Il titolare di un blog – esattamente come il direttore di un quotidiano on line – è responsabile di tutti i contenuti che pubblica. E anche di quelli inseriti autonomamente dai lettori. A stabilirlo è stato il tribunale di Varese, che ha condannato una 21enne per i commenti comparsi sul suo sito (con espressioni tipo: “signori della truffa”, “cosca mafiosa” e “cloaca editoriale”) contro una casa editrice che pubblica opere a pagamento. La giovane – a cui è stata contestata la diffamazione non aggravata dal mezzo della stampa e non, a differenza di quanto chiesto dal Pm, la diffamazione a mezzo stampa – dovrà pagare 1.500 euro di ammenda e 5.000 euro di risarcimento alla parte offesa.

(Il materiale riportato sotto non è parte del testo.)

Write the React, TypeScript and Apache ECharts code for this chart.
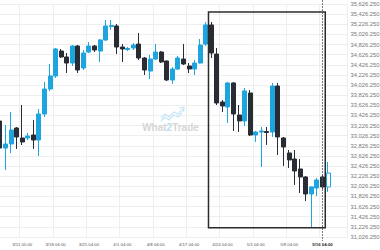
import React, { useEffect, useRef } from "react";
import * as echarts from "echarts";

const dates = [
  "3/6 05:00", "3/7 05:00", "3/8 05:00", "3/10 05:00", "3/11 05:00", "3/12 05:00", "3/13 05:00", "3/14 05:00", "3/15 05:00",
  "3/17 04:00", "3/18 04:00", "3/19 04:00", "3/20 04:00", "3/21 04:00", "3/22 04:00", "3/24 04:00", "3/25 04:00",
  "3/26 04:00", "3/27 04:00", "3/28 04:00", "3/29 04:00", "3/31 04:00", "4/1 04:00", "4/2 04:00", "4/3 04:00",
  "4/4 04:00", "4/5 04:00", "4/7 04:00", "4/8 04:00", "4/9 04:00", "4/10 04:00", "4/11 04:00", "4/12 04:00",
  "4/16 04:00", "4/17 04:00", "4/18 04:00", "4/19 04:00", "4/21 04:00", "4/22 04:00", "4/23 04:00", "4/24 04:00",
  "4/25 04:00", "4/26 04:00", "4/28 04:00", "4/29 04:00", "4/30 04:00", "5/1 04:00", "5/2 04:00", "5/3 04:00",
  "5/5 04:00", "5/6 04:00", "5/7 04:00", "5/8 04:00", "5/9 04:00", "5/10 04:00", "5/13 04:00", "5/14 04:00",
  "5/15 04:00", "5/16 04:00", "5/17 04:00", "5/19 04:00", "5/20 04:00", "5/21 04:00",
];

const opens = [
  33316, 32783, 32862, 33178, 32981, 32981, 33040, 32941, 33455, 33948,
  34205, 34698, 34580, 34461, 34797, 34363, 34678, 34797, 34698, 34916,
  35182, 35192, 34777, 34728, 34758, 34836, 34560, 34303, 34540, 34678,
  34501, 34126, 34343, 34540, 34402, 34343, 34461, 34836, 35212, 34639,
  33691, 33593, 34067, 33435, 33317, 33869, 33040, 33099, 33109, 33099,
  34007, 32981, 32685, 32566, 32369, 32211, 31875, 31994, 32211, 32014,
];
const closes = [
  32783, 32862, 33139, 33001, 32902, 33020, 32941, 33455, 33948, 34205,
  34738, 34580, 34461, 34797, 34323, 34659, 34797, 34718, 34916, 35192,
  35202, 34777, 34738, 34748, 34817, 34560, 34323, 34540, 34678, 34481,
  34126, 34343, 34560, 34442, 34343, 34461, 34817, 35212, 34659, 33672,
  33613, 34067, 33455, 33317, 33909, 33040, 33099, 33119, 33089, 34007,
  33001, 32803, 32547, 32330, 32211, 31875, 32014, 32152, 32014, 32290,
];
const lows = [
  32705, 32349, 32685, 32764, 32843, 32941, 32764, 32626, 33395, 33909,
  34165, 34560, 34264, 34402, 34264, 34323, 34659, 34678, 34481, 34896,
  35113, 34639, 34481, 34698, 34718, 34521, 34225, 34146, 34521, 34461,
  34106, 34047, 34323, 34422, 34264, 34225, 34452, 34797, 34560, 33632,
  33494, 33277, 33119, 33099, 33218, 33020, 32902, 32408, 32843, 33001,
  32645, 32428, 32389, 32053, 31895, 31737, 31224, 31836, 31974, 31915,
];
const highs = [
  33376, 33237, 33494, 33198, 33632, 33080, 33336, 33553, 34086, 34442,
  34758, 34738, 34659, 34817, 34817, 34718, 34876, 34817, 34935, 35310,
  35310, 35231, 34836, 34777, 34856, 35054, 34580, 34619, 34836, 34698,
  34511, 34382, 34600, 34836, 34461, 34521, 34935, 35271, 35271, 34758,
  33731, 34086, 34086, 33632, 33968, 33928, 33119, 33198, 33198, 34067,
  34067, 33001, 32744, 32744, 32566, 32231, 32024, 32191, 32251, 32507,
];

// pattern box (category index range and price range)
const boxStart = 38;
const boxEnd = 58;
const boxTop = 35468;
const boxBottom = 31209;
const currentIndex = 58;
const formingIndex = 59;

// axis tick labels are x.x26.250 : offset from round hundreds
const OFFSET = 26.25;
const yMin = 31000;
const yMax = 35600;
const yStep = 200;

const BLUE = "#1ea4de";
const DARK = "#2a2c35";
const FONT = "Liberation Sans, Arial, sans-serif";

export default function App() {
  const ref = useRef<HTMLDivElement>(null);
  useEffect(() => {
    if (!ref.current) return;
    const chart = echarts.init(ref.current, null, { renderer: "svg" });
    const data = opens.map((o, i) => {
      const v = [o - OFFSET, closes[i] - OFFSET, lows[i] - OFFSET, highs[i] - OFFSET];
      if (i === formingIndex) {
        return { value: v, itemStyle: { color: "#ffffff", borderColor: BLUE } };
      }
      return v;
    });
    const showIdx = (idx: number) => idx % 6 === 4;
    chart.setOption({
      animation: false,
      grid: { left: -2.8, top: 4, width: 350.3, height: 233, containLabel: false, outerBoundsMode: "none" },
      xAxis: {
        type: "category",
        data: dates,
        boundaryGap: true,
        axisLine: { show: false },
        axisTick: { show: false },
        axisLabel: {
          interval: showIdx,
          fontSize: 4.3,
          color: "#555",
          margin: 5,
          fontFamily: FONT,
          formatter: (val: string, idx: number) => (idx === currentIndex ? `{b|${val}}` : val),
          rich: { b: { fontSize: 4.3, fontWeight: "bold", color: "#222", fontFamily: FONT } },
        },
        splitLine: { show: true, interval: showIdx, lineStyle: { color: "#eeeeee", width: 1 } },
      },
      yAxis: {
        type: "value",
        position: "right",
        min: yMin,
        max: yMax,
        interval: yStep,
        scale: true,
        axisLine: { show: false },
        axisTick: { show: false },
        axisLabel: {
          fontSize: 5.8,
          color: "#777",
          margin: 3,
          fontFamily: FONT,
          formatter: (v: number) =>
            (v + OFFSET).toLocaleString("en-US", { minimumFractionDigits: 3, maximumFractionDigits: 3 }),
        },
        splitLine: { lineStyle: { color: "#eeeeee", width: 1 } },
      },
      series: [
        {
          type: "candlestick",
          data,
          barWidth: 4.5,
          itemStyle: { color: BLUE, color0: DARK, borderColor: BLUE, borderColor0: DARK, borderWidth: 1 },
        },
      ],
    });

    const p0 = chart.convertToPixel({ xAxisIndex: 0, yAxisIndex: 0 }, [boxStart, boxTop - OFFSET]) as number[];
    const p1 = chart.convertToPixel({ xAxisIndex: 0, yAxisIndex: 0 }, [boxEnd, boxBottom - OFFSET]) as number[];
    const pc = chart.convertToPixel({ xAxisIndex: 0, yAxisIndex: 0 }, [currentIndex, yMin]) as number[];
    const band = (p1[0] - p0[0]) / (boxEnd - boxStart);
    const x0 = p0[0] - band / 2;
    const x1 = p1[0] + band / 2;

    chart.setOption({
      graphic: [
        {
          type: "rect",
          silent: true,
          z: 10,
          shape: { x: x0, y: p0[1], width: x1 - x0, height: p1[1] - p0[1] },
          style: { fill: "none", stroke: "#2b2b2b", lineWidth: 1.5 },
        },
        {
          type: "line",
          silent: true,
          z: 11,
          shape: { x1: pc[0], y1: 0, x2: pc[0], y2: pc[1] + 4 },
          style: { stroke: "#555", lineWidth: 0.8, lineDash: [2, 1] },
        },
        {
          type: "group",
          silent: true,
          z: 0,
          children: [
            {
              type: "polyline",
              shape: { points: [[161, 118], [165, 114], [169, 117], [174, 112], [178, 114], [183, 109]] },
              style: { stroke: "#c6e6f5", lineWidth: 1.2, fill: "none" },
            },
            {
              type: "polyline",
              shape: { points: [[161, 121], [165, 117], [169, 120], [174, 115], [178, 117], [182, 113]] },
              style: { stroke: "#c6e6f5", lineWidth: 1.2, fill: "none" },
            },
            {
              type: "polyline",
              shape: { points: [[179, 108], [184, 107.5], [183.5, 112]] },
              style: { stroke: "#c6e6f5", lineWidth: 1.2, fill: "none" },
            },
            {
              type: "text",
              x: 170.5,
              y: 127,
              style: {
                text: "{a|What}{b|2}{a|Trade}",
                align: "center",
                verticalAlign: "middle",
                rich: {
                  a: { fontSize: 10, fontWeight: "bold", fill: "#d6d6d6", fontFamily: FONT },
                  b: { fontSize: 10, fontWeight: "bold", fill: "#b9dff1", fontFamily: FONT },
                },
              },
            },
          ],
        },
      ],
    });
    return () => chart.dispose();
  }, []);
  return (
    <div
      ref={ref}
      style={{ position: "fixed", left: 0, top: 0, width: 380, height: 250, background: "#fff" }}
    />
  );
}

Mentre l’anonimo autore dei commenti non è nemmeno stato identificato.
“La disponibilità dell’amministrazione del sito internet – scrive il Gip nel motivare la condanna – rende l’imputata responsabile di tutti i contenuti, sia quelli inseriti da lei stessa, sia quelli degli utenti; è indifferente sotto questo profilo sia l’esistenza di una forma di filtro (poiché in tal caso i contenuti lesivi dell’altrui onorabilità devono ritenersi specificamente approvati dal dominus), sia l’inesistenza di filtri (poiché in tal caso i contenuti lesivi dell’altrui onorabilità devono ritenersi genericamente e incondizionatamente approvati dal dominus)”.
“Non è certamente idonea a escludere la responsabilità penale dell’imputata – continua il Gip – la clausola di attribuzione esclusiva di responsabilità agli autori dei commenti contenuta in un “regolamento” di natura esclusivamente privata per l’utilizzazione del sito (gli autori, semmai concorrono nel reato, ma di essi in questo processo non vi è traccia di identificazione, né sono imputati)”.
Con una chiosa un po’ inquietante. “Le conseguenze sanzionatorie dei reati (…) possono essere contenute, in ragione della giovane età dell’imputata e di una sua possibile sottovalutazione delle condotte illecite, frutto di una diseducazione di cui essa stessa è vittima, in un contesto sociale di falsamente proclamata liceità di qualsiasi lesione dell’altrui personalità morale, tantopiù se veicolata dai mezzi di comunicazione, scegliendo la pena pecuniaria e applicando a suo favore le circostanze attenuanti generiche, da ritenersi equivalenti alle sussistenti aggravanti”.